• _AIM_: Starting at the line that contains "Rebuild this chart" and stopping at the line that contains "trend_label = 'Linear", repeat every line exactly, the two end lines included, and nothing else.
BEGIN GIVEN RECORDS
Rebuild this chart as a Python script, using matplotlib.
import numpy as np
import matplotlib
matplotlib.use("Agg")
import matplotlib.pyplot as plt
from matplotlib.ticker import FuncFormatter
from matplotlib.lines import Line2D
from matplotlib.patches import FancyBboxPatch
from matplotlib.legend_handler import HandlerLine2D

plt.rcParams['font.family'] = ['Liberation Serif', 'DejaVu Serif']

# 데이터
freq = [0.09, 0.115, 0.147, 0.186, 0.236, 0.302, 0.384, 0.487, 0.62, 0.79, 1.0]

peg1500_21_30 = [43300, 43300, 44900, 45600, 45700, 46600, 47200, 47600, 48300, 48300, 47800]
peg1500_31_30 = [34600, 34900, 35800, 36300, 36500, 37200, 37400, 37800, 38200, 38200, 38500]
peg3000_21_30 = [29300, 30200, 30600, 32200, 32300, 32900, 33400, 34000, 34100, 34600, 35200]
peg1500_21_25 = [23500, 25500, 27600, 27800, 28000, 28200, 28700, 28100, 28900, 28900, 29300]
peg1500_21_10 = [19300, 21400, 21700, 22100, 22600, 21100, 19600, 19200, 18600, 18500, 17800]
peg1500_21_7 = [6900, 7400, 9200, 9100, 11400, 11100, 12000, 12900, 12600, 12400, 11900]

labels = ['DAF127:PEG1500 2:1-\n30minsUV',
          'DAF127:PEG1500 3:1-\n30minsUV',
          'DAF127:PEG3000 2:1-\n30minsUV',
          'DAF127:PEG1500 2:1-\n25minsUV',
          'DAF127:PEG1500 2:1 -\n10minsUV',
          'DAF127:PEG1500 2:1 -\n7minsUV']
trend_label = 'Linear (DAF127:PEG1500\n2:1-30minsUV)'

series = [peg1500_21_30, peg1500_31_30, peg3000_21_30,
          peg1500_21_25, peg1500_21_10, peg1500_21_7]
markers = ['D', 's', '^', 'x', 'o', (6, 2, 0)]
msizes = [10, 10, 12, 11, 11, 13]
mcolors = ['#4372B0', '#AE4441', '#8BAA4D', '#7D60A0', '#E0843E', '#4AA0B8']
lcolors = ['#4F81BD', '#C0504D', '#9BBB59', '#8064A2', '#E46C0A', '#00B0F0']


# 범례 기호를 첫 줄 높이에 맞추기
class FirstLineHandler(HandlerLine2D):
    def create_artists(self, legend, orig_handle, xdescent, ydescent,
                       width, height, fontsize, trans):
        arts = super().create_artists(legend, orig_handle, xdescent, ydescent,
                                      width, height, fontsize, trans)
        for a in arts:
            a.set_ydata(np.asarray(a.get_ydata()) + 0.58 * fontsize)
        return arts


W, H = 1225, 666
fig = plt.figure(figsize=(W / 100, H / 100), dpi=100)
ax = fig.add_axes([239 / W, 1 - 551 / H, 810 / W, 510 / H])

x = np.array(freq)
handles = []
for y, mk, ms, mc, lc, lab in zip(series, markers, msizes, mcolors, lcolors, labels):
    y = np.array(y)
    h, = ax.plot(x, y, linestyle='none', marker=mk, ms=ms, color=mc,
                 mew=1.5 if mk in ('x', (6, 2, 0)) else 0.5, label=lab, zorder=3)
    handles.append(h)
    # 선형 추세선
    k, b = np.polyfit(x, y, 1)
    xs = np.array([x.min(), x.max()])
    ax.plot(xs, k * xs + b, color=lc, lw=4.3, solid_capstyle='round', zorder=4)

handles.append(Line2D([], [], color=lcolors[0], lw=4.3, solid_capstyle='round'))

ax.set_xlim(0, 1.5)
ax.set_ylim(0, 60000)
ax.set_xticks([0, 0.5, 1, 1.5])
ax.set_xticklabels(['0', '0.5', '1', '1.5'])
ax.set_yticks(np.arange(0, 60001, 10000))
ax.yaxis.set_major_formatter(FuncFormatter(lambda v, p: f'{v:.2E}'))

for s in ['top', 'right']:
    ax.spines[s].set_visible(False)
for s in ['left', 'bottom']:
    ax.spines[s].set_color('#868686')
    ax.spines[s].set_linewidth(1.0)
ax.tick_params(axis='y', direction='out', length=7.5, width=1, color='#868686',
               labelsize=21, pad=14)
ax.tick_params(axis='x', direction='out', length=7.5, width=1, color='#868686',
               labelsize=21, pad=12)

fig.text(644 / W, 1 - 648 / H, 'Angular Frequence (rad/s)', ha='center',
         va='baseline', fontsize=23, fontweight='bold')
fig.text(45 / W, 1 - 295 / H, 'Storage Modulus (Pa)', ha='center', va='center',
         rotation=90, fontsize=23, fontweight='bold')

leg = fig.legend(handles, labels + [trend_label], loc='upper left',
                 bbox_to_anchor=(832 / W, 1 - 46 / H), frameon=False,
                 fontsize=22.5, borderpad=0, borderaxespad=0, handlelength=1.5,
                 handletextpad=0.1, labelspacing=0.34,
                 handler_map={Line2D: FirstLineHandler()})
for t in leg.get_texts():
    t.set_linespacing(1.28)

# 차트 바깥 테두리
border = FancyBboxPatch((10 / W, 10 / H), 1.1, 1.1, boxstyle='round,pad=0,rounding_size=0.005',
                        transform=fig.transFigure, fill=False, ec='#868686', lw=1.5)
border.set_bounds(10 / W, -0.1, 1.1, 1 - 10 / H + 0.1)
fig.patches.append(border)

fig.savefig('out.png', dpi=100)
END GIVEN RECORDS
BEGIN GIVEN RECORDS
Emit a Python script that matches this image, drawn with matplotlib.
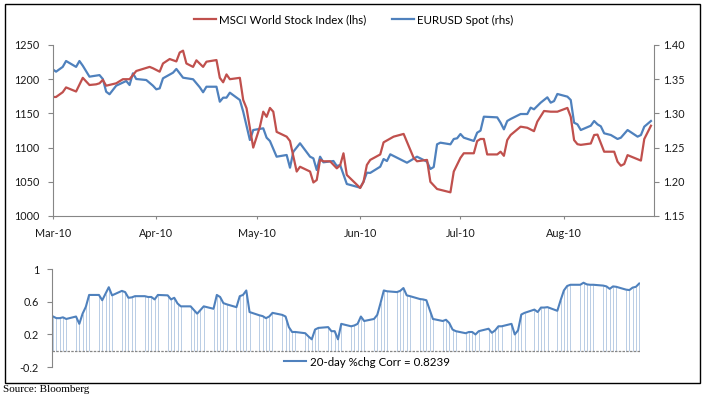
END GIVEN RECORDS
• _THE COMPLETED TASK_:
Rebuild this chart as a Python script, using matplotlib.
import numpy as np
import matplotlib
matplotlib.use("Agg")
import matplotlib.pyplot as plt
from matplotlib.ticker import FuncFormatter
from matplotlib.lines import Line2D
from matplotlib.patches import FancyBboxPatch
from matplotlib.legend_handler import HandlerLine2D

plt.rcParams['font.family'] = ['Liberation Serif', 'DejaVu Serif']

# 데이터
freq = [0.09, 0.115, 0.147, 0.186, 0.236, 0.302, 0.384, 0.487, 0.62, 0.79, 1.0]

peg1500_21_30 = [43300, 43300, 44900, 45600, 45700, 46600, 47200, 47600, 48300, 48300, 47800]
peg1500_31_30 = [34600, 34900, 35800, 36300, 36500, 37200, 37400, 37800, 38200, 38200, 38500]
peg3000_21_30 = [29300, 30200, 30600, 32200, 32300, 32900, 33400, 34000, 34100, 34600, 35200]
peg1500_21_25 = [23500, 25500, 27600, 27800, 28000, 28200, 28700, 28100, 28900, 28900, 29300]
peg1500_21_10 = [19300, 21400, 21700, 22100, 22600, 21100, 19600, 19200, 18600, 18500, 17800]
peg1500_21_7 = [6900, 7400, 9200, 9100, 11400, 11100, 12000, 12900, 12600, 12400, 11900]

labels = ['DAF127:PEG1500 2:1-\n30minsUV',
          'DAF127:PEG1500 3:1-\n30minsUV',
          'DAF127:PEG3000 2:1-\n30minsUV',
          'DAF127:PEG1500 2:1-\n25minsUV',
          'DAF127:PEG1500 2:1 -\n10minsUV',
          'DAF127:PEG1500 2:1 -\n7minsUV']
trend_label = 'Linear (DAF127:PEG1500\n2:1-30minsUV)'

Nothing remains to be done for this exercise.